My final stop of the afternoon was another book talk. A triple-header, with Charles Musser talking about the edited collection New Approaches to Lubitsch: A Light Touch (Amsterdam University Press), which includes an essay by him, on Three Women, no less, Jennifer Horne representing the mammoth book (824 pages!) she also contributed to, The Oxford Handbook of Silent Cinema (Oxford University Press), and Geoff Brown being very entertaining and of course informative on his Silent to Sound: British Cinema in Transition (John Libbey Publishing), which was especially fascinating as, over recent years, many of us have seen him present various stages of this research. Much to enjoy here, and to think about, keeping our brains occupied over (a very good) dinner until the evening’s special presentation of a classic Hollywood feature comedy.

Girl Shy is also from a whole CENTURY ago, which is a huge distance. I am still slightly boggled by the data. How could you understand such a BIG NUMBER? Maybe 10×10, or say (10×8)+(2×7)+6?
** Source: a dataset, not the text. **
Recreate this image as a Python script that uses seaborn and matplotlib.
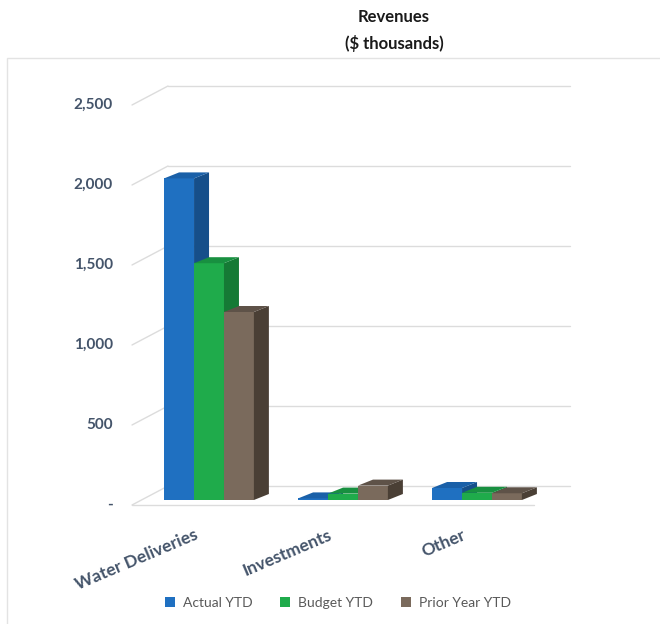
import numpy as np
import pandas as pd
import matplotlib
matplotlib.use("Agg")
import matplotlib.pyplot as plt
from matplotlib.patches import Polygon, Rectangle, Patch
import seaborn as sns

categories = ["Water Deliveries", "Investments", "Other"]
series = ["Actual YTD", "Budget YTD", "Prior Year YTD"]
actual_ytd = [2010, 10, 75]
budget_ytd = [1480, 40, 45]
prior_year_ytd = [1175, 90, 42]
tick_values = [0, 500, 1000, 1500, 2000, 2500]
tick_labels = ["-", "500", "1,000", "1,500", "2,000", "2,500"]

front_colors = ["#1F70C1", "#1FAB4B", "#7A6A5C"]
side_colors = ["#164F8A", "#157A35", "#4A3F35"]
top_colors = ["#1A60A8", "#189040", "#5E5248"]

df = pd.DataFrame({
    "category": np.repeat(categories, 3),
    "series": series * 3,
    "value": [v for trip in zip(actual_ytd, budget_ytd, prior_year_ytd) for v in trip],
})

sns.set_theme(style="white")
plt.rcParams["font.family"] = ["Lato", "DejaVu Sans"]

W, H = 660, 624
fig = plt.figure(figsize=(W / 100, H / 100), dpi=100)
ax_l, ax_r, ax_b, ax_t = 132, 570, 500, 86
ax = fig.add_axes([ax_l / W, 1 - ax_b / H, (ax_r - ax_l) / W, (ax_b - ax_t) / H])

sns.barplot(data=df, x="category", y="value", hue="series", order=categories,
            hue_order=series, palette=front_colors, width=0.67, ax=ax,
            saturation=1, legend=False, linewidth=0)

ppx = 134.0  # pixels per category unit
x0c = 209.0
xmin = (ax_l - x0c) / ppx
xmax = (ax_r - x0c) / ppx
ymax = (ax_b - ax_t) / 80.0 * 500
ax.set_xlim(xmin, xmax)
ax.set_ylim(0, ymax)
xpp = (xmax - xmin) / (ax_r - ax_l)
ypp = ymax / (ax_b - ax_t)

for s in ax.spines.values():
    s.set_visible(False)
ax.set_xlabel("")
ax.set_ylabel("")
ax.set_xticks([])
ax.set_yticks([])
ax.patch.set_alpha(0)

grid_c = "#DCDCDC"
wall_dx, wall_dy = 36 * xpp, 14 * ypp
front_dy = -5 * ypp
for v, lab in zip(tick_values, tick_labels):
    ax.plot([xmin + wall_dx, xmax], [v + wall_dy, v + wall_dy], color=grid_c,
            lw=1.0, zorder=1, clip_on=False)
    ax.plot([xmin, xmin + wall_dx], [v + front_dy, v + wall_dy], color=grid_c,
            lw=1.0, zorder=1, clip_on=False)
    ax.text(xmin - 19 * xpp, v + front_dy, lab, ha="right", va="center",
            fontsize=11, fontweight="bold", color="#44546A", clip_on=False)
# floor front edge
ax.plot([xmin, xmax - wall_dx], [front_dy, front_dy], color=grid_c, lw=1.0,
        zorder=1, clip_on=False)

# 3D depth faces
bdx, bdy = 15 * xpp, 6 * ypp
for i, cont in enumerate(ax.containers):
    for p in cont.patches:
        x0 = p.get_x()
        x1 = x0 + p.get_width()
        y1 = p.get_height()
        p.set_zorder(3 + 3 * i)
        side = Polygon([(x1, 0), (x1, y1), (x1 + bdx, y1 + bdy), (x1 + bdx, bdy)],
                       closed=True, facecolor=side_colors[i], edgecolor="none",
                       zorder=4 + 3 * i, clip_on=False)
        top = Polygon([(x0, y1), (x1, y1), (x1 + bdx, y1 + bdy), (x0 + bdx, y1 + bdy)],
                      closed=True, facecolor=top_colors[i], edgecolor="none",
                      zorder=4 + 3 * i, clip_on=False)
        ax.add_patch(side)
        ax.add_patch(top)

# category labels
for k, cat in enumerate(categories):
    ax.text(k - 15 * xpp, -27 * ypp, cat, rotation=23, rotation_mode="anchor",
            ha="right", va="top", fontsize=12.5, fontweight="bold",
            color="#44546A", clip_on=False)

# title
fig.text(394 / W, 1 - 17 / H, "Revenues", ha="center", va="center",
         fontsize=12, fontweight="bold", color="#1a1a1a")
fig.text(394 / W, 1 - 43 / H, "($ thousands)", ha="center", va="center",
         fontsize=12, fontweight="bold", color="#1a1a1a")

# legend
handles = [Patch(facecolor=c, edgecolor="none", label=s) for c, s in zip(front_colors, series)]
fig.legend(handles=handles, loc="center", bbox_to_anchor=(338 / W, 1 - 603 / H),
           ncol=3, frameon=False, fontsize=10, handlelength=0.7, handleheight=0.7,
           handletextpad=0.6, columnspacing=2.0, labelcolor="#595959")

# chart frame
fig.add_artist(Rectangle((7 / W, -0.1), 1.2, 1 - 58 / H + 0.1, transform=fig.transFigure,
                         facecolor="none", edgecolor="#E3E3E3", lw=1.0))

fig.savefig("out.png", dpi=100)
Once again, let’s begin with the music, as you all know Harold Lloyd. Tonight we were treated to a new score for the film, written by Daan van den Hurk, performed by the Zerorchestra ensemble. A terrifically charismatic score, which immersed us thoroughly in the Hollywood mode of love and laughter, vamps and flappers, runaway dogs, boys meeting girls, boys losing girls and winning them back again after daunting physical endeavours – the whole shebang. It had zip, and zing and pow! I may not be able to pat my head and rub my stomach at the same time, but now I know. I can tap my toes while I giggle.

Girl Shy (Fred Newmeyer, Sam Taylor, 1924) is one of Lloyd’s best known features, though some distance behind Safety Last! (1923) in the recognition stakes. Here too there are thrills to spill though, especially in the frenzied climactic chase scene, with Lloyd hopping from car to car to horse to trolley to fire engine … on a wild chase to stop his beloved (Jobyna Ralston) from marrying a card (Carlton Griffin). And there is also tremendously inventive camerawork in pretty-as-a-picture pastoral settings, courtesy of cinematographer Walter Lundin. Lloyd plays a bashful, hapless young man with a stammer, who is nervous around the opposite sex, but that has not stopped him from writing a ludicrous seduction manual. Ah, how very 2024, but this time, with good intentions. While attempting to publish his dating advice, he does indeed meet a sweet girl (Ralston) on the train to California. But will she still like him, if the book he is so proud of can’t get a publishing deal? What do you think? Lloyd made a career out of being the boy least likely to, the faint heart who won the fair lady. He’s especially sweet here, but deceptively so – those stunts take guts.

Did you get the hint? I have been doing some sums and much as it shocks me to think about where the time has gone, it turns out that this post is my 100th daily Pordenone recap. ONE HUNDRED! That’s well more than 100 intertitles of the day, and at my reckoning, upwards of 110,000 words. And how many typos? Far too many to mention. Could it be that you, yes you, have read every single one? I can only apologise for any repetitions, deviations and obfuscations – and certainly for all the corny gags. If you have read just one post, or all 100, or somewhere in between, if you ever rushed up to me with a favourite intertitle or reminded me to leave the bar and start typing, or supported this crazy endeavour with the merest smile, then I offer you my heartfelt thanks and appreciation. Forgive me all my press passes?

Intertitle of the Day

“You will never see her again – now, she nun!” Polonia fobs off an extra-marital suitor in For the Soul of Rafael.